— Problem details —
Every record must be transcribed in its entirety, apart from the images, which are to be omitted.

— Data for the task —
****

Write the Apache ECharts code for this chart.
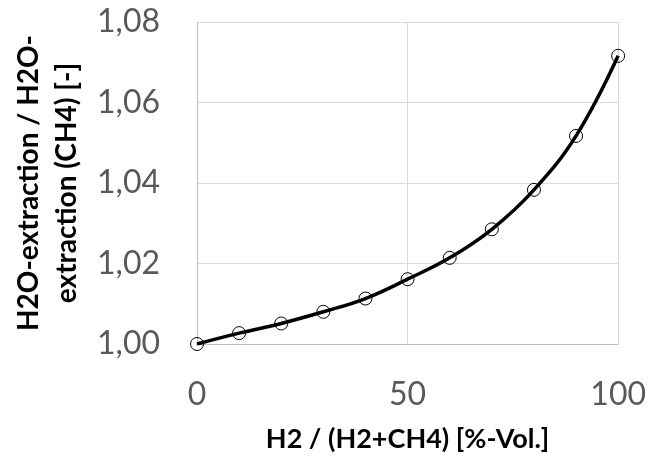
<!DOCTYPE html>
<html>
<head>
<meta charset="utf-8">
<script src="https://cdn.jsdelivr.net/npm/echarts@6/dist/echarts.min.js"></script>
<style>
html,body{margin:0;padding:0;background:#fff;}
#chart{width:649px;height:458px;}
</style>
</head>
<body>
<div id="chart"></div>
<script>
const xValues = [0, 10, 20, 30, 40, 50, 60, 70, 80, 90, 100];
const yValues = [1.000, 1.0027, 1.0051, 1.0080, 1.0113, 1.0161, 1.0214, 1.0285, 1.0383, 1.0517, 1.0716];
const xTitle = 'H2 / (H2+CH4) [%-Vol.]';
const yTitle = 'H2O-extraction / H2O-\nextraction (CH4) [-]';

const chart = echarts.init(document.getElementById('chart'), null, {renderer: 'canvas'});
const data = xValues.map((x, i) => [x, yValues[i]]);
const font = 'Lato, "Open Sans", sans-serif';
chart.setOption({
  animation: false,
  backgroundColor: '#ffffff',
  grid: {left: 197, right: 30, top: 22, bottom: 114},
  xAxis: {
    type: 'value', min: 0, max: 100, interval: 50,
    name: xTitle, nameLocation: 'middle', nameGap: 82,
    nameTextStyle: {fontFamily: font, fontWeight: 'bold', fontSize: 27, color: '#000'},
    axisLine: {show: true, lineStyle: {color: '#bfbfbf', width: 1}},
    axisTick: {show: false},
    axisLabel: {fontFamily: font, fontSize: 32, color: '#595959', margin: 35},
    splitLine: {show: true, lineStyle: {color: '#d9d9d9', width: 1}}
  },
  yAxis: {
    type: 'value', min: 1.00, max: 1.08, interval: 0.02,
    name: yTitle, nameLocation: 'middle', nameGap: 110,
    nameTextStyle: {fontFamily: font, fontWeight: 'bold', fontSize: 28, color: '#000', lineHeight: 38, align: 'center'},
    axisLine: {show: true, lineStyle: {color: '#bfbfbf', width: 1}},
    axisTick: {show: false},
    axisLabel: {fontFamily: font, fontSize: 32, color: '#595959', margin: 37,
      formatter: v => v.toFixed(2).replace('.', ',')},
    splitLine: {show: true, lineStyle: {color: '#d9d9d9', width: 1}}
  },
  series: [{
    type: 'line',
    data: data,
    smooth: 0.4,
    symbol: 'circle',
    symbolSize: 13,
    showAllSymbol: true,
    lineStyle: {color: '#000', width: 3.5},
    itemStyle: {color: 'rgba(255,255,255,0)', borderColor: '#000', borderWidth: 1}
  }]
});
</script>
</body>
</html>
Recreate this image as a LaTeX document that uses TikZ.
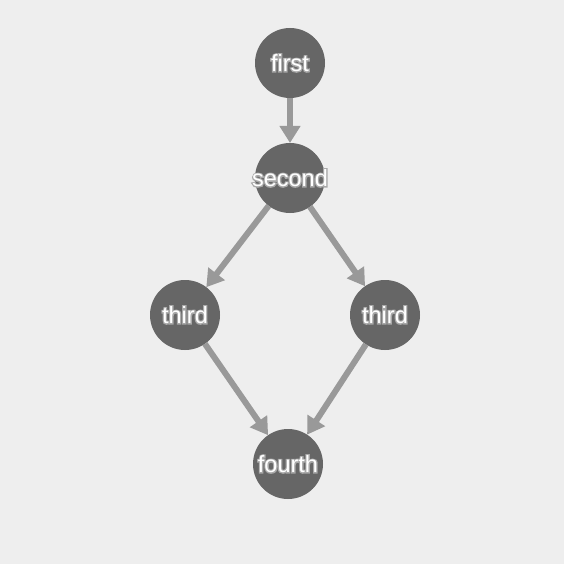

****

— Correct output —
Write the Apache ECharts code for this chart.
<!DOCTYPE html>
<html>
<head>
<meta charset="utf-8">
<script src="https://cdn.jsdelivr.net/npm/echarts@6/dist/echarts.min.js"></script>
<style>
html,body{margin:0;padding:0;background:#fff;}
#chart{width:649px;height:458px;}
</style>
</head>
<body>
<div id="chart"></div>
<script>
const xValues = [0, 10, 20, 30, 40, 50, 60, 70, 80, 90, 100];
const yValues = [1.000, 1.0027, 1.0051, 1.0080, 1.0113, 1.0161, 1.0214, 1.0285, 1.0383, 1.0517, 1.0716];
const xTitle = 'H2 / (H2+CH4) [%-Vol.]';
const yTitle = 'H2O-extraction / H2O-\nextraction (CH4) [-]';

const chart = echarts.init(document.getElementById('chart'), null, {renderer: 'canvas'});
const data = xValues.map((x, i) => [x, yValues[i]]);
const font = 'Lato, "Open Sans", sans-serif';
chart.setOption({
  animation: false,
  backgroundColor: '#ffffff',
  grid: {left: 197, right: 30, top: 22, bottom: 114},
  xAxis: {
    type: 'value', min: 0, max: 100, interval: 50,
    name: xTitle, nameLocation: 'middle', nameGap: 82,
    nameTextStyle: {fontFamily: font, fontWeight: 'bold', fontSize: 27, color: '#000'},
    axisLine: {show: true, lineStyle: {color: '#bfbfbf', width: 1}},
    axisTick: {show: false},
    axisLabel: {fontFamily: font, fontSize: 32, color: '#595959', margin: 35},
    splitLine: {show: true, lineStyle: {color: '#d9d9d9', width: 1}}
  },
  yAxis: {
    type: 'value', min: 1.00, max: 1.08, interval: 0.02,
    name: yTitle, nameLocation: 'middle', nameGap: 110,
    nameTextStyle: {fontFamily: font, fontWeight: 'bold', fontSize: 28, color: '#000', lineHeight: 38, align: 'center'},
    axisLine: {show: true, lineStyle: {color: '#bfbfbf', width: 1}},
    axisTick: {show: false},
    axisLabel: {fontFamily: font, fontSize: 32, color: '#595959', margin: 37,
      formatter: v => v.toFixed(2).replace('.', ',')},
    splitLine: {show: true, lineStyle: {color: '#d9d9d9', width: 1}}
  },
  series: [{
    type: 'line',
    data: data,
    smooth: 0.4,
    symbol: 'circle',
    symbolSize: 13,
    showAllSymbol: true,
    lineStyle: {color: '#000', width: 3.5},
    itemStyle: {color: 'rgba(255,255,255,0)', borderColor: '#000', borderWidth: 1}
  }]
});
</script>
</body>
</html>
Recreate this image as a LaTeX document that uses TikZ.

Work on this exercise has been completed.